WHAT IS NEEDED ▸ Show only lines that include "HTML".

EXERCISE INPUT ▸
***

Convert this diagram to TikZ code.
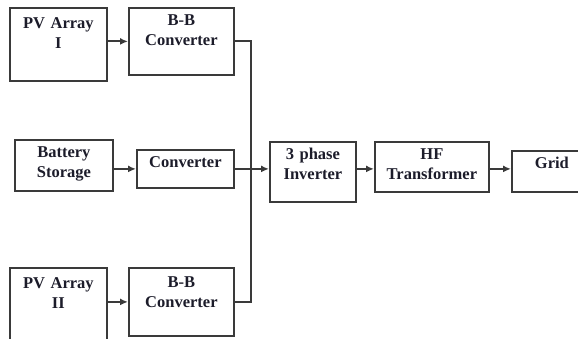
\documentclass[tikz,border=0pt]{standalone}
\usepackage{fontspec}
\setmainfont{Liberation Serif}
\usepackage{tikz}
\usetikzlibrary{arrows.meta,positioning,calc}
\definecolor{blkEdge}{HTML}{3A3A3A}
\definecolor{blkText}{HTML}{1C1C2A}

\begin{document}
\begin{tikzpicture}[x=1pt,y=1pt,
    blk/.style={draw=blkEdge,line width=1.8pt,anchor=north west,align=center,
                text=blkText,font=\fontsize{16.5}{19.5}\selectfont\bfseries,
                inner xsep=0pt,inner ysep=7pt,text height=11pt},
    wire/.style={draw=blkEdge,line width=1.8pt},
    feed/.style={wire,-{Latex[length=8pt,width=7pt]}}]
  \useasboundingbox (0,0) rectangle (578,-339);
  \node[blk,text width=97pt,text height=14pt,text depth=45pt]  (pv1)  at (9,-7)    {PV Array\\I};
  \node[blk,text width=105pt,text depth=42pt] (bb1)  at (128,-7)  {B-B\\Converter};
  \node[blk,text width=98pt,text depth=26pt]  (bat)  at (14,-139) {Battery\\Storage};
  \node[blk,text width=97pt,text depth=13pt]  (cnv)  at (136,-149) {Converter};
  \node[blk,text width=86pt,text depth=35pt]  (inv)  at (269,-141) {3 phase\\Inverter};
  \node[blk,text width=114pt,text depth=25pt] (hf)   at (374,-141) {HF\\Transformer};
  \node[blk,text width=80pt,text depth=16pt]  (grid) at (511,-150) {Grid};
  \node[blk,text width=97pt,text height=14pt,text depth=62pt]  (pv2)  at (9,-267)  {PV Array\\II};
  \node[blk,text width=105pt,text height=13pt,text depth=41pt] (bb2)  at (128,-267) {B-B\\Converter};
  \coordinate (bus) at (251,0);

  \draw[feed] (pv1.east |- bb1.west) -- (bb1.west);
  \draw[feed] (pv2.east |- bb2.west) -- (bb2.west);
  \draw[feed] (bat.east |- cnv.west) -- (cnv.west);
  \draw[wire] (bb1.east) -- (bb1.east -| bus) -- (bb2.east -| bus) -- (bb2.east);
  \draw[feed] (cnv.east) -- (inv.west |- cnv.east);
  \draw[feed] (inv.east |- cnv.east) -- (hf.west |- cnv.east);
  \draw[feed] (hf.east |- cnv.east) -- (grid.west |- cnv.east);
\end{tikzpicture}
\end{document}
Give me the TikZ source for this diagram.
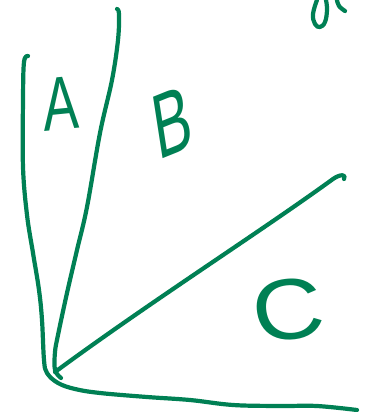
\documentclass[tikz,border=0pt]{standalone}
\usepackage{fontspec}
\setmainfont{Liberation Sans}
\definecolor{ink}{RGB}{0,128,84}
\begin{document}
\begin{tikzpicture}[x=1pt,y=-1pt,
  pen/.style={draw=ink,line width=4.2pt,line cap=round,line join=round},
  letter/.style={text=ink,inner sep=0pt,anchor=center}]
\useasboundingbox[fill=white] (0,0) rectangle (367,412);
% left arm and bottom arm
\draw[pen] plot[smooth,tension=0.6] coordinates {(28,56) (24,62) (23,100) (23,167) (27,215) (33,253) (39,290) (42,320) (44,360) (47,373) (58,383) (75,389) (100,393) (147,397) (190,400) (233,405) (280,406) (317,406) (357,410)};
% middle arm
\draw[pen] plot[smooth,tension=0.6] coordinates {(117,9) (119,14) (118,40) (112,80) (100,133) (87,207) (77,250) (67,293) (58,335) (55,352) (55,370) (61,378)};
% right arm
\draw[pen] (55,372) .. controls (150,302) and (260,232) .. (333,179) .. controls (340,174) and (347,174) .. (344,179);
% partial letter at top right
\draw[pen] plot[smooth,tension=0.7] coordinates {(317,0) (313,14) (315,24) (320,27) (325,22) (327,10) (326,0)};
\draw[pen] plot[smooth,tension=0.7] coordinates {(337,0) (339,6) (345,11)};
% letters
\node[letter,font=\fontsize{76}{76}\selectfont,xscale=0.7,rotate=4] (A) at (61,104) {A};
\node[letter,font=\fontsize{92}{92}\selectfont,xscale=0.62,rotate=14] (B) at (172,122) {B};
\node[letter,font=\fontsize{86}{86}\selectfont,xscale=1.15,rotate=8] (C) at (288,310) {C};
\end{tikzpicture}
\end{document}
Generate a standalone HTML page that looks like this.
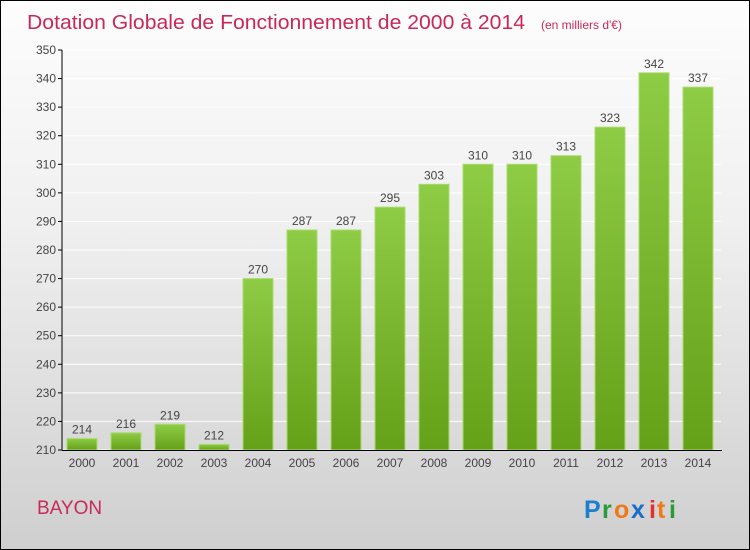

***

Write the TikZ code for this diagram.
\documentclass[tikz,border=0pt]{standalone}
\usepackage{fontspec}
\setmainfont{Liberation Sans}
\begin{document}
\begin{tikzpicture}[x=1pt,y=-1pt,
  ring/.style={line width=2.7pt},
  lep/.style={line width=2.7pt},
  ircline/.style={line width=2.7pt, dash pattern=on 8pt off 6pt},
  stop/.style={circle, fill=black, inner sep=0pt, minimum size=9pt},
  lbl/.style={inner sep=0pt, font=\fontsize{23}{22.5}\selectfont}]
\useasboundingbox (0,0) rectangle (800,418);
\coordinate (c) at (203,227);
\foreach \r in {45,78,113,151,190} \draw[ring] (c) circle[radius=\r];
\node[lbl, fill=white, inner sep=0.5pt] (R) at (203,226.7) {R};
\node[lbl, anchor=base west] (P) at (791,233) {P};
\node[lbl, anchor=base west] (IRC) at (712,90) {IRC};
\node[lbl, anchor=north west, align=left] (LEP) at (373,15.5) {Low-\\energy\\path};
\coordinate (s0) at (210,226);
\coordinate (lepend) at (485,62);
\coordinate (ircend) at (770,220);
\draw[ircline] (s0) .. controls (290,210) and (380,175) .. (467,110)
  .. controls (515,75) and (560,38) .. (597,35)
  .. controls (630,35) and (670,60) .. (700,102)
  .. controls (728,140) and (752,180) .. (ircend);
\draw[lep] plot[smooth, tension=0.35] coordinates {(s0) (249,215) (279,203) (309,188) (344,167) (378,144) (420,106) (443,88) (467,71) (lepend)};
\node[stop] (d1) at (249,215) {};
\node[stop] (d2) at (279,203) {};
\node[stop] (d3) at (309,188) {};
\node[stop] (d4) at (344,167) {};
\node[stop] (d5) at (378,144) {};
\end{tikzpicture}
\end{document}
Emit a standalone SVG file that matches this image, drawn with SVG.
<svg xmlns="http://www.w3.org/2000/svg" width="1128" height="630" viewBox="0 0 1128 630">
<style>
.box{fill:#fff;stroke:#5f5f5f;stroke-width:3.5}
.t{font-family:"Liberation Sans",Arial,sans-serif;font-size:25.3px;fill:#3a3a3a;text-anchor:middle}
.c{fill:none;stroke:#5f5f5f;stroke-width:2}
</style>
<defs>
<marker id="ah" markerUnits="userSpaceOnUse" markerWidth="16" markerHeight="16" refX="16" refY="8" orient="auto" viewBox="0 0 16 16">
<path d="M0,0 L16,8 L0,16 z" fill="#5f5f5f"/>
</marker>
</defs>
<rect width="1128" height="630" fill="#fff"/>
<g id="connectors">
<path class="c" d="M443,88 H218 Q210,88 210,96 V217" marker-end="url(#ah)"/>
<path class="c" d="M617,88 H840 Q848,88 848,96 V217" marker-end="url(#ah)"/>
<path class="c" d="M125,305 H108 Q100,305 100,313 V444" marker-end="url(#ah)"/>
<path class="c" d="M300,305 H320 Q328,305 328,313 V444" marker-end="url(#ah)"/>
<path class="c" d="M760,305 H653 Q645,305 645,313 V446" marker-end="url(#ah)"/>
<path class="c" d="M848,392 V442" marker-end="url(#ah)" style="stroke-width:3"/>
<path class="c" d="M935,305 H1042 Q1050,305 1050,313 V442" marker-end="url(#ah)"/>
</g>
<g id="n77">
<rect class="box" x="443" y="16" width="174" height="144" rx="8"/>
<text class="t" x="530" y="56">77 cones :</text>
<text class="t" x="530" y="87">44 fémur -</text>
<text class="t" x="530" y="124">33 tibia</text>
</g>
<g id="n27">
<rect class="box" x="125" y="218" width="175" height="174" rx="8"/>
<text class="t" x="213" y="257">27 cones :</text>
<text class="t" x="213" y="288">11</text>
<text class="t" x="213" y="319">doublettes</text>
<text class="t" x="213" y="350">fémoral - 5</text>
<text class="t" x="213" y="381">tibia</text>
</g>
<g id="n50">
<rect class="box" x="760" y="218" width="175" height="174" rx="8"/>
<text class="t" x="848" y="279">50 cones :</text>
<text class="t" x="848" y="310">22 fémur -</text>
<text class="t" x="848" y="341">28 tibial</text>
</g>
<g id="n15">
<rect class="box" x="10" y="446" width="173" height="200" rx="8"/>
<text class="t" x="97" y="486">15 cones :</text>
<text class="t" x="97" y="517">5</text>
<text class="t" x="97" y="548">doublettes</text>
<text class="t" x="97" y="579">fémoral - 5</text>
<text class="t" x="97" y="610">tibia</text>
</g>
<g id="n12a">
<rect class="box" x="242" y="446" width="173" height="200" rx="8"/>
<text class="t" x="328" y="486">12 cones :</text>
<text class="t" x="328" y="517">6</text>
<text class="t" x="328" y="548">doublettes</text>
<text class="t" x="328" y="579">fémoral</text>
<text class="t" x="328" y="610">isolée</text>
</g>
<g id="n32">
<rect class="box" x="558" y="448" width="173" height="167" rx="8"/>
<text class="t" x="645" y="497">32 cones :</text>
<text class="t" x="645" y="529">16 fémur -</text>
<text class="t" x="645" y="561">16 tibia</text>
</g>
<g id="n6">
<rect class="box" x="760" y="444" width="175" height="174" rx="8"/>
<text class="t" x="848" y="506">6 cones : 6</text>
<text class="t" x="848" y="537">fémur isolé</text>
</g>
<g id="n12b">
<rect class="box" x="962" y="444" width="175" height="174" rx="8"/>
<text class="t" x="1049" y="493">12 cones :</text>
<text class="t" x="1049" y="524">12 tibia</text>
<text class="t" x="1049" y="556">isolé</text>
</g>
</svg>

***

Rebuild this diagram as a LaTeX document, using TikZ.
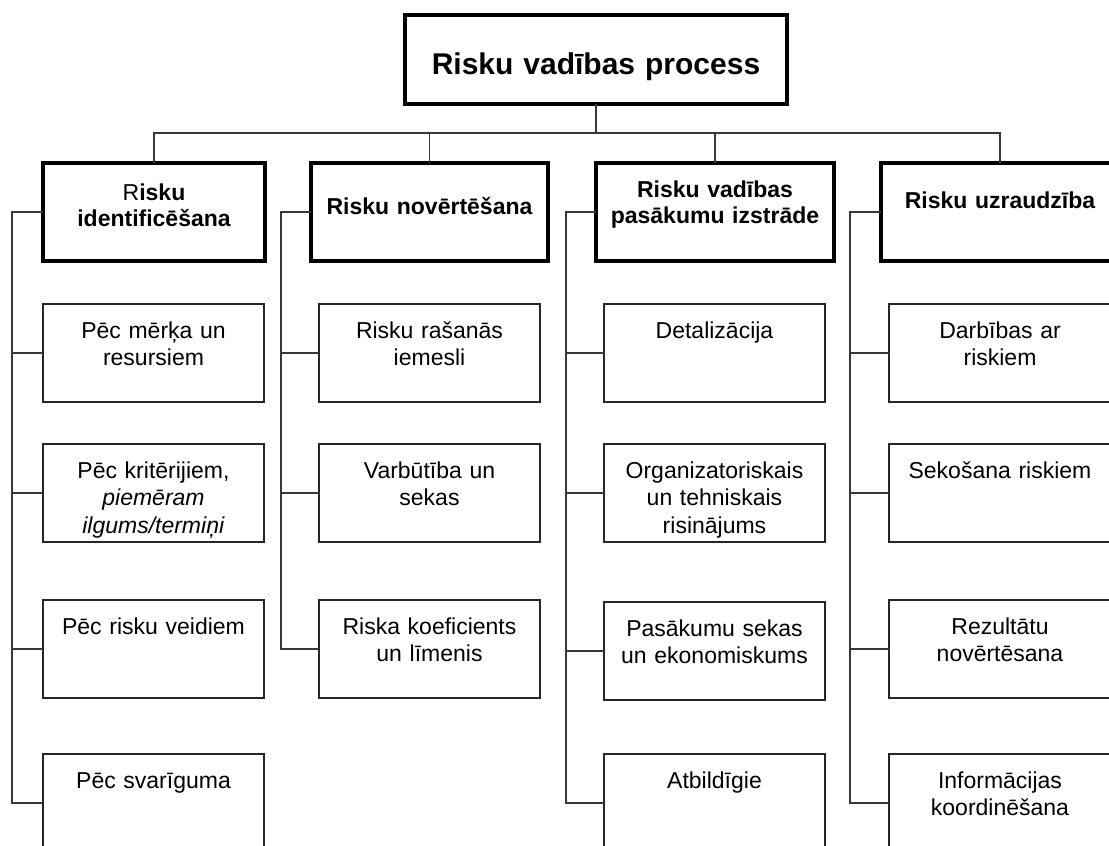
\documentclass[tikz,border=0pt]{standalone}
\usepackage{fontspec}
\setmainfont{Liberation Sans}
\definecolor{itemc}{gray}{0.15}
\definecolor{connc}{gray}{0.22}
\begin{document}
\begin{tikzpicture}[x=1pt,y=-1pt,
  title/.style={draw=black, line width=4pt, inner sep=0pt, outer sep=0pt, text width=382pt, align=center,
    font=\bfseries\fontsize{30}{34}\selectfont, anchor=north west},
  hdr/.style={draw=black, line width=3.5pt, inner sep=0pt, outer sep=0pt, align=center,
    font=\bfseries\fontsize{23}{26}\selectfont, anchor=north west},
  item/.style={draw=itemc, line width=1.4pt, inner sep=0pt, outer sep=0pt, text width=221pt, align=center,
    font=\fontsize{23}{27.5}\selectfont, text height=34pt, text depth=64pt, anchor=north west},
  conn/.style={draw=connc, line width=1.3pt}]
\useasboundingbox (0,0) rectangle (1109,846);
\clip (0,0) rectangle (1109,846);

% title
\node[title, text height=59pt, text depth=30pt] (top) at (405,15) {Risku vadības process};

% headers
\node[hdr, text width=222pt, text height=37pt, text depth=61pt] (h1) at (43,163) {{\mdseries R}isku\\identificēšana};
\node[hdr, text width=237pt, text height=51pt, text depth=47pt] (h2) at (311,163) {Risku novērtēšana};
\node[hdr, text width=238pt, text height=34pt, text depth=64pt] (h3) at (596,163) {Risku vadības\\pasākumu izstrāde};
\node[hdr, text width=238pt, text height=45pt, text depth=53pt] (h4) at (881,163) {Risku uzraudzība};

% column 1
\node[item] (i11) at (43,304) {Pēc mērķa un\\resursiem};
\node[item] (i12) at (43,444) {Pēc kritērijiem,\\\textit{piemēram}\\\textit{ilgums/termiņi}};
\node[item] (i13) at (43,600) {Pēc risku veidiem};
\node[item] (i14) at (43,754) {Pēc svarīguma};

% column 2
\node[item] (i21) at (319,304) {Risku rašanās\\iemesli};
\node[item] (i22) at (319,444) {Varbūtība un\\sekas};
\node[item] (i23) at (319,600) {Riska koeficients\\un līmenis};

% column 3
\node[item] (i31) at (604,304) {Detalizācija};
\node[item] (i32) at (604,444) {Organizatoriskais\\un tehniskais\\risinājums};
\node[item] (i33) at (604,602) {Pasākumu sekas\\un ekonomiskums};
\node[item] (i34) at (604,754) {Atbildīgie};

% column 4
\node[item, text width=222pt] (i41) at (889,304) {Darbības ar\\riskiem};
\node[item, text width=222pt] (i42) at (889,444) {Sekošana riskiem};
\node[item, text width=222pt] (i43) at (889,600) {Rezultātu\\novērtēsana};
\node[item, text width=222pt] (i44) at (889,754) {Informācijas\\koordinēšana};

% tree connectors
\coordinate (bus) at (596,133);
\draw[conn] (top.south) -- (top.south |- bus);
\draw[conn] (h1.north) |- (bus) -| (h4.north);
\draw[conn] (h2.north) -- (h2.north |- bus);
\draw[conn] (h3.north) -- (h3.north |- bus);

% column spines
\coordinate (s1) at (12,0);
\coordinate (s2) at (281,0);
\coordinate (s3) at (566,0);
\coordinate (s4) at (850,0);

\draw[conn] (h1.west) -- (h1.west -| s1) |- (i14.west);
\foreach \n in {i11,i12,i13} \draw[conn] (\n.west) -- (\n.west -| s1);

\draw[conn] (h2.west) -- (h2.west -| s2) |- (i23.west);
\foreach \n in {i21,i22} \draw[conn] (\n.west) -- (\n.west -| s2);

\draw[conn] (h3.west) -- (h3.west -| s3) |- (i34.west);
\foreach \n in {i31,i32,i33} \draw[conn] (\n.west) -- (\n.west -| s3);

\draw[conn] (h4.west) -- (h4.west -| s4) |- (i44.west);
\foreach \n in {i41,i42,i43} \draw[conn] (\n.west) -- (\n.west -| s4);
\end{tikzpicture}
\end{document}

***

EXPECTED ANSWER ▸
\definecolor{blkEdge}{HTML}{3A3A3A}
\definecolor{blkText}{HTML}{1C1C2A}
Generate a standalone HTML page that looks like this.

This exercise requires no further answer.